Она изгибалась упругой тростинкой, медленно, слишком медленно расстегивая пуговицы розовой рубашки. Отбрасывала волосы с лица и проводила язычком по губам. Она ласкала меня взглядом, то поднимаясь на носочки, то растекаясь по полу. Когда рубашка все-таки была сброшена меня уже потряхивало, от самого вида этого прелестного тела, розовых сосков и такого манящего треугольничка между ног.
Гладко выбритого, как я и люблю. Она виляя попой, уползала от меня все дальше, но постоянно посматривая из-за плеча.

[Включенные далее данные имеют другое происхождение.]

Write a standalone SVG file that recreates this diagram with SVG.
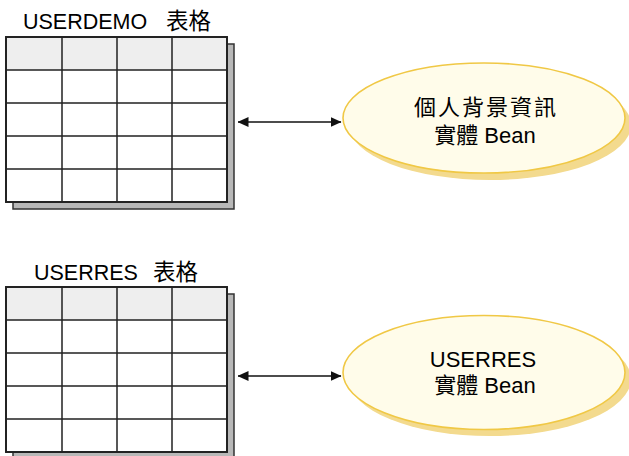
<svg xmlns="http://www.w3.org/2000/svg" width="629" height="456" viewBox="0 0 629 456">
  <style>
    .bg { fill: #ffffff; }
    .label { font-family: "Liberation Sans", "Noto Sans CJK TC", sans-serif; fill: #000000; }
    .title { font-size: 21.5px; }
    .cjk { font-size: 22.5px; }
    .etext { font-size: 22px; text-anchor: middle; }
    .tshadow { fill: #b8b8b8; stroke: #333333; stroke-width: 1.5; }
    .tframe { fill: #ffffff; stroke: #222222; stroke-width: 1.8; }
    .thead { fill: #eeeeee; }
    .grid { stroke: #222222; stroke-width: 1.5; fill: none; }
    .eshadow { fill: #f3da8e; }
    .ellipse { fill: #fffcea; stroke: #f0c845; stroke-width: 1.6; }
    .conn { stroke: #111111; stroke-width: 1.4; fill: none; marker-start: url(#head); marker-end: url(#head); }
  </style>
  <defs>
    <marker id="head" viewBox="0 0 11 10" refX="10.5" refY="5" markerWidth="11" markerHeight="10" markerUnits="userSpaceOnUse" orient="auto-start-reverse">
      <path d="M0,0 L11,5 L0,10 z" fill="#111111"/>
    </marker>
    <!-- shared 4x5 grid, origin at the table's top-left corner -->
    <g id="tableGrid">
      <rect class="tframe" x="0" y="0" width="221" height="165"/>
      <rect class="thead" x="1" y="1" width="219" height="32"/>
      <path class="grid" d="M0,33 H221 M0,66 H221 M0,99 H221 M0,132 H221 M56,0 V165 M111,0 V165 M166,0 V165"/>
      <rect x="0" y="0" width="221" height="165" fill="none" stroke="#222222" stroke-width="1.8"/>
    </g>
  </defs>

  <rect class="bg" x="0" y="0" width="629" height="456"/>

  <g id="userdemo-table">
    <text class="label title" x="23" y="29">USERDEMO<tspan class="cjk" x="166">表格</tspan></text>
    <rect class="tshadow" x="13" y="44" width="221" height="165"/>
    <use href="#tableGrid" x="6" y="37"/>
  </g>

  <g id="userres-table">
    <text class="label title" x="34" y="280">USERRES<tspan class="cjk" x="153">表格</tspan></text>
    <rect class="tshadow" x="13" y="294" width="221" height="170"/>
    <use href="#tableGrid" x="6" y="287"/>
  </g>

  <g id="profile-bean">
    <ellipse class="eshadow" cx="490" cy="125" rx="141" ry="55"/>
    <ellipse class="ellipse" cx="484" cy="118" rx="141" ry="55"/>
    <text class="label etext" x="485" y="115" textLength="142" lengthAdjust="spacing">個人背景資訊</text>
    <text class="label etext" x="485" y="143">實體 Bean</text>
  </g>

  <g id="userres-bean">
    <ellipse class="eshadow" cx="490" cy="379" rx="141" ry="57"/>
    <ellipse class="ellipse" cx="484" cy="372.5" rx="141" ry="57"/>
    <text class="label etext" x="483" y="367">USERRES</text>
    <text class="label etext" x="485" y="393">實體 Bean</text>
  </g>

  <g id="connectors">
    <line class="conn" x1="238" y1="122" x2="341" y2="122"/>
    <line class="conn" x1="238" y1="376" x2="341" y2="376"/>
  </g>
</svg>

— Синицына, — сказал, прочистив горло. — , если не хочешь быть раскатанной по полу, то иди сюда.
И я черт возьми наслаждался тем, как блестят бриллианты в ее ушах, и тем как блестят бисеринки пота на ее теле. На ней больше ничего не было, кроме драгоценного украшения, мелькавшего из-за завесы темных волос.
Но самое главное глаза. Она смотрели на меня и в них ярче любых камушков горела любовь. Аня дарила ее мне, возбуждая и без того стоящий колом член своей ладошкой. Водила ею то вверх, то вниз.
Она мне не ответила. Не сказала будет ли она со мной жить, а я хотел, чтобы она была уверена на все сто. Поэтому, сдерживая порыв просто нагнуть ее и трахнуть, уложил на край кровати, а сам сел перед ней на колени, опаляя своим дыханием ее нежную киску. Она вздрогнула от прикосновения моих пальцев.
— Рома, я так стесняюсь, когда ты так садишься. Сразу вспоминается, что ты врач.
— Хорошо, что не гинеколог хочешь сказать?
Она звонко рассмеялась.
— Я бы не стала спать с гинекологом. Как подумаю, что он постоянно лазит туда, ко всем. Бр, — повела она хрупкими плечами.
— Стала бы, будь это я. Но ты права, в этом есть своя неприятная сторона. В твоей же сладкой писечке, нет ничего постыдного, потому что она прекрасна, и только моя. Верно? — прорычал я, резко вставляя палец внутрь, чувствуя, как его обволокли стенки влагалища.
— О, да, — пискнула она и выгнулась. — Только твоя.
К моему пальцу присоединился язык и вскоре мне пришлось крепко держать ее ноги, чтобы от напряжение которое гуляло в ее теле она не раздавила мне голову.